» **Short task**
Output the material below in its entirety, exactly as given.

^^^^

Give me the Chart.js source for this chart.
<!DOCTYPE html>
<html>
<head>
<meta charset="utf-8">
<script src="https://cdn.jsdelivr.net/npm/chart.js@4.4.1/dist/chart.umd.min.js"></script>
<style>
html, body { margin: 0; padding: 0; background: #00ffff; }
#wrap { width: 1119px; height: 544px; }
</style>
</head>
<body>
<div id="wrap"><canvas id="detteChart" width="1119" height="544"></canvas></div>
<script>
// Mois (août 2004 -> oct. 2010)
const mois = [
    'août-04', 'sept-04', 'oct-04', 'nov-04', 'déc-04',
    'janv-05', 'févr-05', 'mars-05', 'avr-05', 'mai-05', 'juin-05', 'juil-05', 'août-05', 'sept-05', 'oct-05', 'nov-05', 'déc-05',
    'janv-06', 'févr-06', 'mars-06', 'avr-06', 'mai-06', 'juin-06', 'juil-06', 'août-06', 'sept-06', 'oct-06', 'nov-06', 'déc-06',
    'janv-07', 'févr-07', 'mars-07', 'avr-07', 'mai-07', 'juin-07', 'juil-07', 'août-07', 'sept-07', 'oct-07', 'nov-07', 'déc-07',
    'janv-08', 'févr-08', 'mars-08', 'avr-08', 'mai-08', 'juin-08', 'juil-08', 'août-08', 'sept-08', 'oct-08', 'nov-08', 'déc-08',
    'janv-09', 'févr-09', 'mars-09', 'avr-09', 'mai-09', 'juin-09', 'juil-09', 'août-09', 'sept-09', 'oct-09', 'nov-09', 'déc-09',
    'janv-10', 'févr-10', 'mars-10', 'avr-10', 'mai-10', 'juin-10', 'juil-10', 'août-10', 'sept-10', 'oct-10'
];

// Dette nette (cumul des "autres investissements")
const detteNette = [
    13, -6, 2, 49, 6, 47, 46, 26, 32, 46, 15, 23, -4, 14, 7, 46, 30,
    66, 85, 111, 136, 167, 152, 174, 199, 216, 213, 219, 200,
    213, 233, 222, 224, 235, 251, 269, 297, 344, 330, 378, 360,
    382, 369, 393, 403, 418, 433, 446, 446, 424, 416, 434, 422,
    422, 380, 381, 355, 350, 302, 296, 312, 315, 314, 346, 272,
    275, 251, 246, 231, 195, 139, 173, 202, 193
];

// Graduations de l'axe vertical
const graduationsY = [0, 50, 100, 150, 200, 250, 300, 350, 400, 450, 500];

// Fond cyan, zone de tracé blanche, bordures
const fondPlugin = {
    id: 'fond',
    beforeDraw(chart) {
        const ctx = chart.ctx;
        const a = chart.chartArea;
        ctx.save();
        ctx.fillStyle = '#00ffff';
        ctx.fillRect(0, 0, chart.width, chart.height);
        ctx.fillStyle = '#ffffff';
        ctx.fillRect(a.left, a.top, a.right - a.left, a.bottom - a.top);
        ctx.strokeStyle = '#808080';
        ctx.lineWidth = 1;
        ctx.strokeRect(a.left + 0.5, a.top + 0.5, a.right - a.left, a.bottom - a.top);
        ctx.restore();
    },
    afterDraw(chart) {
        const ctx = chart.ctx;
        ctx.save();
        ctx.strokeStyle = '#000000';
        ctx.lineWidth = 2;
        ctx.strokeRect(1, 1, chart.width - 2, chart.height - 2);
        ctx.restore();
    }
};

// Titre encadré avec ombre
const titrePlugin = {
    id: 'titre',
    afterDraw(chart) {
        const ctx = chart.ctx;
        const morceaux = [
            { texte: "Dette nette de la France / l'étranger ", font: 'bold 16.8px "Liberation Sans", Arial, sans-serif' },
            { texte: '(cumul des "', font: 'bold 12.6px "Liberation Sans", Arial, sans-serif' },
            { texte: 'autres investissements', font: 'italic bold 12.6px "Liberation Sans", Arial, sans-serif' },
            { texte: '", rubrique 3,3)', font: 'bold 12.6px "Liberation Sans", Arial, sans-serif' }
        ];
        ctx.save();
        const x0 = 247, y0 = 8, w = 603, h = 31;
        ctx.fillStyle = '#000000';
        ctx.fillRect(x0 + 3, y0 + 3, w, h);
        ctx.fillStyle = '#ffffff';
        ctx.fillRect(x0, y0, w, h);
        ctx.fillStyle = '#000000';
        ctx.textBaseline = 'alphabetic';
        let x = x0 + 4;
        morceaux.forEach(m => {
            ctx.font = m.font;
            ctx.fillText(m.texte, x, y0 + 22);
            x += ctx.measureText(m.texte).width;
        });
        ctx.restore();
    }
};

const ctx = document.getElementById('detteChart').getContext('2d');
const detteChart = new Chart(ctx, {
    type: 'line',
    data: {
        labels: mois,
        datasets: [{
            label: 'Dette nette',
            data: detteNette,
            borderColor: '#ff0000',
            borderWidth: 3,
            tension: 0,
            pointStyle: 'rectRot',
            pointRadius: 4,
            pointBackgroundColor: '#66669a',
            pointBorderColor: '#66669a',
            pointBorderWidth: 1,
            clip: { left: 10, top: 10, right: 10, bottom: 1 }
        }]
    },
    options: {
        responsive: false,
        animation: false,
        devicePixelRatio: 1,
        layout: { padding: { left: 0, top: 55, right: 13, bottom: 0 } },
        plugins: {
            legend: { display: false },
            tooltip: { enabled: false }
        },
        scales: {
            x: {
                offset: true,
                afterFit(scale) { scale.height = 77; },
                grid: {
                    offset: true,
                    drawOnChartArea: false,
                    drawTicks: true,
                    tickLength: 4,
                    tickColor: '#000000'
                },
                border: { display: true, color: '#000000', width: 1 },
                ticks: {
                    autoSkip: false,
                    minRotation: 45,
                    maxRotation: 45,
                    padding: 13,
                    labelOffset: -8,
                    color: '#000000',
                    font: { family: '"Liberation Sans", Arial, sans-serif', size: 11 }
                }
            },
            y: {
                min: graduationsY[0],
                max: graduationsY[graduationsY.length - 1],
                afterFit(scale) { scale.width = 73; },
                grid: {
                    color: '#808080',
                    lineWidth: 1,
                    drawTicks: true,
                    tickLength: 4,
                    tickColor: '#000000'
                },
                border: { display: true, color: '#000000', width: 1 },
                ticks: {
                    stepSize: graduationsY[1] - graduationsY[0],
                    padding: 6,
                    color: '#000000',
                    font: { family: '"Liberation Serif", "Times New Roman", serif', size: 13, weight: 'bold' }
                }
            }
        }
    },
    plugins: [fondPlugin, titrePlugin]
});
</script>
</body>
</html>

^^^^

» **Response to this exercise**
Give me the Chart.js source for this chart.
<!DOCTYPE html>
<html>
<head>
<meta charset="utf-8">
<script src="https://cdn.jsdelivr.net/npm/chart.js@4.4.1/dist/chart.umd.min.js"></script>
<style>
html, body { margin: 0; padding: 0; background: #00ffff; }
#wrap { width: 1119px; height: 544px; }
</style>
</head>
<body>
<div id="wrap"><canvas id="detteChart" width="1119" height="544"></canvas></div>
<script>
// Mois (août 2004 -> oct. 2010)
const mois = [
    'août-04', 'sept-04', 'oct-04', 'nov-04', 'déc-04',
    'janv-05', 'févr-05', 'mars-05', 'avr-05', 'mai-05', 'juin-05', 'juil-05', 'août-05', 'sept-05', 'oct-05', 'nov-05', 'déc-05',
    'janv-06', 'févr-06', 'mars-06', 'avr-06', 'mai-06', 'juin-06', 'juil-06', 'août-06', 'sept-06', 'oct-06', 'nov-06', 'déc-06',
    'janv-07', 'févr-07', 'mars-07', 'avr-07', 'mai-07', 'juin-07', 'juil-07', 'août-07', 'sept-07', 'oct-07', 'nov-07', 'déc-07',
    'janv-08', 'févr-08', 'mars-08', 'avr-08', 'mai-08', 'juin-08', 'juil-08', 'août-08', 'sept-08', 'oct-08', 'nov-08', 'déc-08',
    'janv-09', 'févr-09', 'mars-09', 'avr-09', 'mai-09', 'juin-09', 'juil-09', 'août-09', 'sept-09', 'oct-09', 'nov-09', 'déc-09',
    'janv-10', 'févr-10', 'mars-10', 'avr-10', 'mai-10', 'juin-10', 'juil-10', 'août-10', 'sept-10', 'oct-10'
];

// Dette nette (cumul des "autres investissements")
const detteNette = [
    13, -6, 2, 49, 6, 47, 46, 26, 32, 46, 15, 23, -4, 14, 7, 46, 30,
    66, 85, 111, 136, 167, 152, 174, 199, 216, 213, 219, 200,
    213, 233, 222, 224, 235, 251, 269, 297, 344, 330, 378, 360,
    382, 369, 393, 403, 418, 433, 446, 446, 424, 416, 434, 422,
    422, 380, 381, 355, 350, 302, 296, 312, 315, 314, 346, 272,
    275, 251, 246, 231, 195, 139, 173, 202, 193
];

// Graduations de l'axe vertical
const graduationsY = [0, 50, 100, 150, 200, 250, 300, 350, 400, 450, 500];

// Fond cyan, zone de tracé blanche, bordures
const fondPlugin = {
    id: 'fond',
    beforeDraw(chart) {
        const ctx = chart.ctx;
        const a = chart.chartArea;
        ctx.save();
        ctx.fillStyle = '#00ffff';
        ctx.fillRect(0, 0, chart.width, chart.height);
        ctx.fillStyle = '#ffffff';
        ctx.fillRect(a.left, a.top, a.right - a.left, a.bottom - a.top);
        ctx.strokeStyle = '#808080';
        ctx.lineWidth = 1;
        ctx.strokeRect(a.left + 0.5, a.top + 0.5, a.right - a.left, a.bottom - a.top);
        ctx.restore();
    },
    afterDraw(chart) {
        const ctx = chart.ctx;
        ctx.save();
        ctx.strokeStyle = '#000000';
        ctx.lineWidth = 2;
        ctx.strokeRect(1, 1, chart.width - 2, chart.height - 2);
        ctx.restore();
    }
};

// Titre encadré avec ombre
const titrePlugin = {
    id: 'titre',
    afterDraw(chart) {
        const ctx = chart.ctx;
        const morceaux = [
            { texte: "Dette nette de la France / l'étranger ", font: 'bold 16.8px "Liberation Sans", Arial, sans-serif' },
            { texte: '(cumul des "', font: 'bold 12.6px "Liberation Sans", Arial, sans-serif' },
            { texte: 'autres investissements', font: 'italic bold 12.6px "Liberation Sans", Arial, sans-serif' },
            { texte: '", rubrique 3,3)', font: 'bold 12.6px "Liberation Sans", Arial, sans-serif' }
        ];
        ctx.save();
        const x0 = 247, y0 = 8, w = 603, h = 31;
        ctx.fillStyle = '#000000';
        ctx.fillRect(x0 + 3, y0 + 3, w, h);
        ctx.fillStyle = '#ffffff';
        ctx.fillRect(x0, y0, w, h);
        ctx.fillStyle = '#000000';
        ctx.textBaseline = 'alphabetic';
        let x = x0 + 4;
        morceaux.forEach(m => {
            ctx.font = m.font;
            ctx.fillText(m.texte, x, y0 + 22);
            x += ctx.measureText(m.texte).width;
        });
        ctx.restore();
    }
};

const ctx = document.getElementById('detteChart').getContext('2d');
const detteChart = new Chart(ctx, {
    type: 'line',
    data: {
        labels: mois,
        datasets: [{
            label: 'Dette nette',
            data: detteNette,
            borderColor: '#ff0000',
            borderWidth: 3,
            tension: 0,
            pointStyle: 'rectRot',
            pointRadius: 4,
            pointBackgroundColor: '#66669a',
            pointBorderColor: '#66669a',
            pointBorderWidth: 1,
            clip: { left: 10, top: 10, right: 10, bottom: 1 }
        }]
    },
    options: {
        responsive: false,
        animation: false,
        devicePixelRatio: 1,
        layout: { padding: { left: 0, top: 55, right: 13, bottom: 0 } },
        plugins: {
            legend: { display: false },
            tooltip: { enabled: false }
        },
        scales: {
            x: {
                offset: true,
                afterFit(scale) { scale.height = 77; },
                grid: {
                    offset: true,
                    drawOnChartArea: false,
                    drawTicks: true,
                    tickLength: 4,
                    tickColor: '#000000'
                },
                border: { display: true, color: '#000000', width: 1 },
                ticks: {
                    autoSkip: false,
                    minRotation: 45,
                    maxRotation: 45,
                    padding: 13,
                    labelOffset: -8,
                    color: '#000000',
                    font: { family: '"Liberation Sans", Arial, sans-serif', size: 11 }
                }
            },
            y: {
                min: graduationsY[0],
                max: graduationsY[graduationsY.length - 1],
                afterFit(scale) { scale.width = 73; },
                grid: {
                    color: '#808080',
                    lineWidth: 1,
                    drawTicks: true,
                    tickLength: 4,
                    tickColor: '#000000'
                },
                border: { display: true, color: '#000000', width: 1 },
                ticks: {
                    stepSize: graduationsY[1] - graduationsY[0],
                    padding: 6,
                    color: '#000000',
                    font: { family: '"Liberation Serif", "Times New Roman", serif', size: 13, weight: 'bold' }
                }
            }
        }
    },
    plugins: [fondPlugin, titrePlugin]
});
</script>
</body>
</html>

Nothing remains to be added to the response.